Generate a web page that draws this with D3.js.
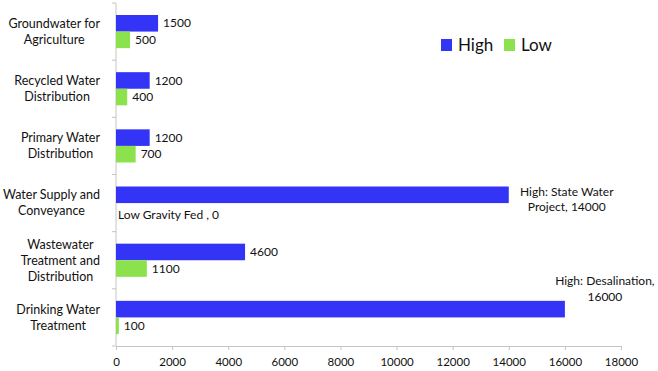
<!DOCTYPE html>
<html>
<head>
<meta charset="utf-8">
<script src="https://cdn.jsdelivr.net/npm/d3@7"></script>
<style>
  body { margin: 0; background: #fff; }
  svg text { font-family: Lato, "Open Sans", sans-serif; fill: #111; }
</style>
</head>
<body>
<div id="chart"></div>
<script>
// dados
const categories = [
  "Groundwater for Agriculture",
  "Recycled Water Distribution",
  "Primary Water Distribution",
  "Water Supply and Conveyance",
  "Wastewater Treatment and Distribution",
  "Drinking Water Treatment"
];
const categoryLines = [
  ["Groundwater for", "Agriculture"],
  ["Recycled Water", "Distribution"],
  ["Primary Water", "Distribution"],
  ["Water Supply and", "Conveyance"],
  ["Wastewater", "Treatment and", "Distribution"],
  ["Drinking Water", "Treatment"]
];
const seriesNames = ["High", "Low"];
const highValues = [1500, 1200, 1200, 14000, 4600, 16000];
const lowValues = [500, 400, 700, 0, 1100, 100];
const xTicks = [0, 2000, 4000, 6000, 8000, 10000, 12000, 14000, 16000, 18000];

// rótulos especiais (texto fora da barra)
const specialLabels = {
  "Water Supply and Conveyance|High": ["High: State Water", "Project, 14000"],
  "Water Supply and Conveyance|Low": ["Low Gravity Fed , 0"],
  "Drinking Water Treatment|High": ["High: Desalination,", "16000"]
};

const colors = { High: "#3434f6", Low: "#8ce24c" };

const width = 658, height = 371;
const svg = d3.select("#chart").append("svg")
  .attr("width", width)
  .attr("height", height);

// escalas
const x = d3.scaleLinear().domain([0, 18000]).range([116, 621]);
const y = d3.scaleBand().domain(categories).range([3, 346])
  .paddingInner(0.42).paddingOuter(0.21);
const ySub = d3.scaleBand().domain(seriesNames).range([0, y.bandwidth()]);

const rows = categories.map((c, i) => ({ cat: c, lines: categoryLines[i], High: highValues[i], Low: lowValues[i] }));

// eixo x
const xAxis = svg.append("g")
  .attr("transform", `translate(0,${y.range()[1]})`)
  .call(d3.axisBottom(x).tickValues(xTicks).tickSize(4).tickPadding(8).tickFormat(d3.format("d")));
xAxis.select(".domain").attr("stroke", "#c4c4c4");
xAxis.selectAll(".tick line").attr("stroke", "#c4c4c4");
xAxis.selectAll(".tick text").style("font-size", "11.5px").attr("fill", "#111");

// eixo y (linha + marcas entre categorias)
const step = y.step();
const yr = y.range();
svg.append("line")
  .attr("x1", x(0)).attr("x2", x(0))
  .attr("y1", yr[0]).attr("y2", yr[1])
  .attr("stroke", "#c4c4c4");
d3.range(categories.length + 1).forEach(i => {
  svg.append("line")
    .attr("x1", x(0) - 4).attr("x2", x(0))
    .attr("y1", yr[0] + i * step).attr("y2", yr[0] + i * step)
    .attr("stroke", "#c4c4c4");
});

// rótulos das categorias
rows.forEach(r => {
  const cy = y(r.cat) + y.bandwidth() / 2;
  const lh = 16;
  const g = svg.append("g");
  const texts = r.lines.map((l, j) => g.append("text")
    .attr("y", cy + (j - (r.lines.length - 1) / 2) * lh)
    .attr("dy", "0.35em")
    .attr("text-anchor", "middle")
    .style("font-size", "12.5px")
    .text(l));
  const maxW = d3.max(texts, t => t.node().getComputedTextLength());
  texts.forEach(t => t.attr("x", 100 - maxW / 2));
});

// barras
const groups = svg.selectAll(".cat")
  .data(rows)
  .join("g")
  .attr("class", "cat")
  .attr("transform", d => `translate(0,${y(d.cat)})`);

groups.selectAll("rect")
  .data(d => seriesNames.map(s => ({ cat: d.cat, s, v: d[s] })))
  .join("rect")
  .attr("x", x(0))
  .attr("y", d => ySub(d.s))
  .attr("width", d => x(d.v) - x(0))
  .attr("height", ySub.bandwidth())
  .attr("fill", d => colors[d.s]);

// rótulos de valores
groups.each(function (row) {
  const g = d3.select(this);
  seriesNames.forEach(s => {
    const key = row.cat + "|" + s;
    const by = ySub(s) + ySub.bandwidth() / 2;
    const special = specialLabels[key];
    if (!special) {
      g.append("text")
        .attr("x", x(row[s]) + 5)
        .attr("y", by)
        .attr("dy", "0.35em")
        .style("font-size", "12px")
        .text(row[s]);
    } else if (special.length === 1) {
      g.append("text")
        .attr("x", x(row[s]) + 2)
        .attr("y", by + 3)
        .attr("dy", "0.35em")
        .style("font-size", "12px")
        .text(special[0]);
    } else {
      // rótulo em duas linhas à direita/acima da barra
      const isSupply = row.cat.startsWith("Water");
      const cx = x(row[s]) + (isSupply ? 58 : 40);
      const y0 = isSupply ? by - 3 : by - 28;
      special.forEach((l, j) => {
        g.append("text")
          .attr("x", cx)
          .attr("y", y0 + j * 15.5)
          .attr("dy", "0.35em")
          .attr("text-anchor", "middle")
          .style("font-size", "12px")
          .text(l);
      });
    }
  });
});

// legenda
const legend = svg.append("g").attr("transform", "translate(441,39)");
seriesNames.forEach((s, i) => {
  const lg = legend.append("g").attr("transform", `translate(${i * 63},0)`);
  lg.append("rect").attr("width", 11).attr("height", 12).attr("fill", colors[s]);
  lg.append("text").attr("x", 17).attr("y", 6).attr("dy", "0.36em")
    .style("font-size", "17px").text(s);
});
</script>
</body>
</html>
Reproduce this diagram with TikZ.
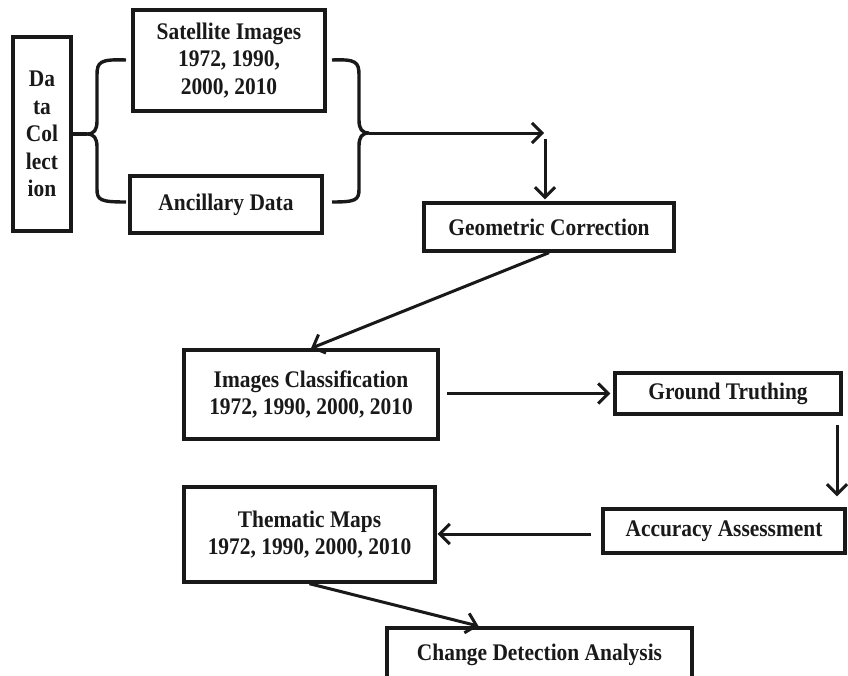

Written exercise: Each line of the material must be retyped exactly, except that images are omitted.

Task response:
Generate a web page that draws this with D3.js.
<!DOCTYPE html>
<html>
<head>
<meta charset="utf-8">
<script src="https://cdn.jsdelivr.net/npm/d3@7"></script>
<style>
  body { margin: 0; background: #fff; }
  svg text { font-family: Lato, "Open Sans", sans-serif; fill: #111; }
</style>
</head>
<body>
<div id="chart"></div>
<script>
// dados
const categories = [
  "Groundwater for Agriculture",
  "Recycled Water Distribution",
  "Primary Water Distribution",
  "Water Supply and Conveyance",
  "Wastewater Treatment and Distribution",
  "Drinking Water Treatment"
];
const categoryLines = [
  ["Groundwater for", "Agriculture"],
  ["Recycled Water", "Distribution"],
  ["Primary Water", "Distribution"],
  ["Water Supply and", "Conveyance"],
  ["Wastewater", "Treatment and", "Distribution"],
  ["Drinking Water", "Treatment"]
];
const seriesNames = ["High", "Low"];
const highValues = [1500, 1200, 1200, 14000, 4600, 16000];
const lowValues = [500, 400, 700, 0, 1100, 100];
const xTicks = [0, 2000, 4000, 6000, 8000, 10000, 12000, 14000, 16000, 18000];

// rótulos especiais (texto fora da barra)
const specialLabels = {
  "Water Supply and Conveyance|High": ["High: State Water", "Project, 14000"],
  "Water Supply and Conveyance|Low": ["Low Gravity Fed , 0"],
  "Drinking Water Treatment|High": ["High: Desalination,", "16000"]
};

const colors = { High: "#3434f6", Low: "#8ce24c" };

const width = 658, height = 371;
const svg = d3.select("#chart").append("svg")
  .attr("width", width)
  .attr("height", height);

// escalas
const x = d3.scaleLinear().domain([0, 18000]).range([116, 621]);
const y = d3.scaleBand().domain(categories).range([3, 346])
  .paddingInner(0.42).paddingOuter(0.21);
const ySub = d3.scaleBand().domain(seriesNames).range([0, y.bandwidth()]);

const rows = categories.map((c, i) => ({ cat: c, lines: categoryLines[i], High: highValues[i], Low: lowValues[i] }));

// eixo x
const xAxis = svg.append("g")
  .attr("transform", `translate(0,${y.range()[1]})`)
  .call(d3.axisBottom(x).tickValues(xTicks).tickSize(4).tickPadding(8).tickFormat(d3.format("d")));
xAxis.select(".domain").attr("stroke", "#c4c4c4");
xAxis.selectAll(".tick line").attr("stroke", "#c4c4c4");
xAxis.selectAll(".tick text").style("font-size", "11.5px").attr("fill", "#111");

// eixo y (linha + marcas entre categorias)
const step = y.step();
const yr = y.range();
svg.append("line")
  .attr("x1", x(0)).attr("x2", x(0))
  .attr("y1", yr[0]).attr("y2", yr[1])
  .attr("stroke", "#c4c4c4");
d3.range(categories.length + 1).forEach(i => {
  svg.append("line")
    .attr("x1", x(0) - 4).attr("x2", x(0))
    .attr("y1", yr[0] + i * step).attr("y2", yr[0] + i * step)
    .attr("stroke", "#c4c4c4");
});

// rótulos das categorias
rows.forEach(r => {
  const cy = y(r.cat) + y.bandwidth() / 2;
  const lh = 16;
  const g = svg.append("g");
  const texts = r.lines.map((l, j) => g.append("text")
    .attr("y", cy + (j - (r.lines.length - 1) / 2) * lh)
    .attr("dy", "0.35em")
    .attr("text-anchor", "middle")
    .style("font-size", "12.5px")
    .text(l));
  const maxW = d3.max(texts, t => t.node().getComputedTextLength());
  texts.forEach(t => t.attr("x", 100 - maxW / 2));
});

// barras
const groups = svg.selectAll(".cat")
  .data(rows)
  .join("g")
  .attr("class", "cat")
  .attr("transform", d => `translate(0,${y(d.cat)})`);

groups.selectAll("rect")
  .data(d => seriesNames.map(s => ({ cat: d.cat, s, v: d[s] })))
  .join("rect")
  .attr("x", x(0))
  .attr("y", d => ySub(d.s))
  .attr("width", d => x(d.v) - x(0))
  .attr("height", ySub.bandwidth())
  .attr("fill", d => colors[d.s]);

// rótulos de valores
groups.each(function (row) {
  const g = d3.select(this);
  seriesNames.forEach(s => {
    const key = row.cat + "|" + s;
    const by = ySub(s) + ySub.bandwidth() / 2;
    const special = specialLabels[key];
    if (!special) {
      g.append("text")
        .attr("x", x(row[s]) + 5)
        .attr("y", by)
        .attr("dy", "0.35em")
        .style("font-size", "12px")
        .text(row[s]);
    } else if (special.length === 1) {
      g.append("text")
        .attr("x", x(row[s]) + 2)
        .attr("y", by + 3)
        .attr("dy", "0.35em")
        .style("font-size", "12px")
        .text(special[0]);
    } else {
      // rótulo em duas linhas à direita/acima da barra
      const isSupply = row.cat.startsWith("Water");
      const cx = x(row[s]) + (isSupply ? 58 : 40);
      const y0 = isSupply ? by - 3 : by - 28;
      special.forEach((l, j) => {
        g.append("text")
          .attr("x", cx)
          .attr("y", y0 + j * 15.5)
          .attr("dy", "0.35em")
          .attr("text-anchor", "middle")
          .style("font-size", "12px")
          .text(l);
      });
    }
  });
});

// legenda
const legend = svg.append("g").attr("transform", "translate(441,39)");
seriesNames.forEach((s, i) => {
  const lg = legend.append("g").attr("transform", `translate(${i * 63},0)`);
  lg.append("rect").attr("width", 11).attr("height", 12).attr("fill", colors[s]);
  lg.append("text").attr("x", 17).attr("y", 6).attr("dy", "0.36em")
    .style("font-size", "17px").text(s);
});
</script>
</body>
</html>
Reproduce this diagram with TikZ.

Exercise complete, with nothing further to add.